Collecting the Revolution
My collection, meanwhile, has grown from a few books to a few hundred—ignoring the advice to specialize. If a collector has that kind of discipline and focus, that is great advice indeed. I’m still at the kid-in-a-candy-store stage. I buy a first edition of The Journals of Each Provincial Congress of Massachusetts in 1774 and 1775 for $280 one minute—and in the next plunk down a buck for a biography of John Paul Jones, a founder of the Navy.
“A collection doesn’t have to be filled with rare books, just good books,” Ken Gloss said to me. He owns The Brattle Book Shop in Boston. On my last road trip there, I filled up my trunk with good books, coming home with a beautiful fourteen-volume set of The Writings of George Washington published in 1889 by G. P. Putnam’s Sons ($500) and a biography on the complex Life of Joseph Brant-Thayendanegea Including the Indian Wars of the American Revolution. (Brant was a Mohawk leader who fought for the British and was falsely accused by America of committing atrocities during the war.)

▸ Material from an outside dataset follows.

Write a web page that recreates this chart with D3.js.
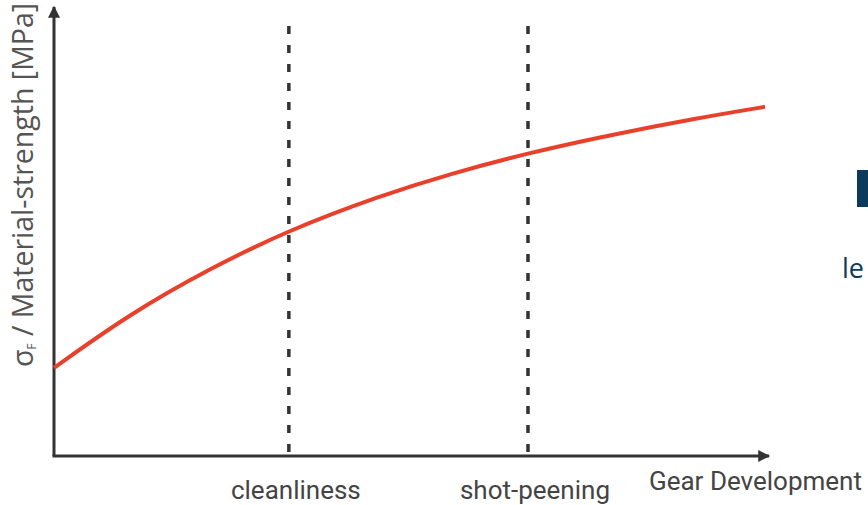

If I didn’t work for a nonprofit organization, I might return to Brattle with an attaché case and pick up one of his copies of the Declaration of Independence. My higher-tax-bracket fantasy would also involve a stop in New York on the way home. I’d head to Bauman for a first printing of the 1765 Stamp Act ($24,000) in a custom clamshell box and an early edition of Common Sense or a letter signed by John Adams. Then I’d get back on the interstate and stop at MacManus for a copy of John Dickinson’s Letters from a Pennsylvania Farmer printed by Mein and Fleming in 1768 ($5,000).
In reality, the Revolution as a collecting area is so big, great finds turn up everywhere—bookshops, marquee auctions, online auctions, antiquarian book fairs, yard sales, estate sales, library friends groups’ sales, and thrift stores. Don’t forget flea markets. I still weep with jealousy every time I think about the Philadelphia man who discovered a first printing of the Declaration of Independence inside a frame he bought at a flea market in Adamstown, Pennsylvania.
Manuscripts might not always be readily available—or in your budget when they are—but one area that’s ripe for picking is newspapers.
“Newspapers are much more affordable today,” Wolf said, bringing joy to this former reporter’s heart. “There are so many more of them onto the market because they’re being digitalized and released.”
Salt Lake City-based bookseller Ken Sanders encourages people learn as much as they can about the Revolution—whether through newspapers, rare books, or anything else. The demand at his shop is strong, too.
“The history of our founding belongs to all Americans,” said Sanders, who remembers people pouring out of the Wasatch Mountains and standing in line for blocks when a tour of the Declaration of Independence came to town. “You could explore an area of the Revolution that hasn’t been heavily mined or you could take an area in a new direction.”
Gordon Gibson of Gibson Galleries in West Caldwell, New Jersey, has helped me broaden my perspective by illuminating more of the British point of view of the colonists’ quest for independence. I bought a pair of one of my all-time favorite series of books there: The Annual Register, Or A View Of The History, Politics and Literature. Fascinating on so many levels (where else could I read about authorities finding a dead man stuck face down in a well after apparently trying to save his dog?), the series provides a year’s worth of detailed news in what then passed for a timely manner.
The writers reviewing the year 1777 ($375 with a modern marbled cover) make it clear that England blundered by hiring Hessian mercenaries to kill Americans—a subject I read nothing about in school.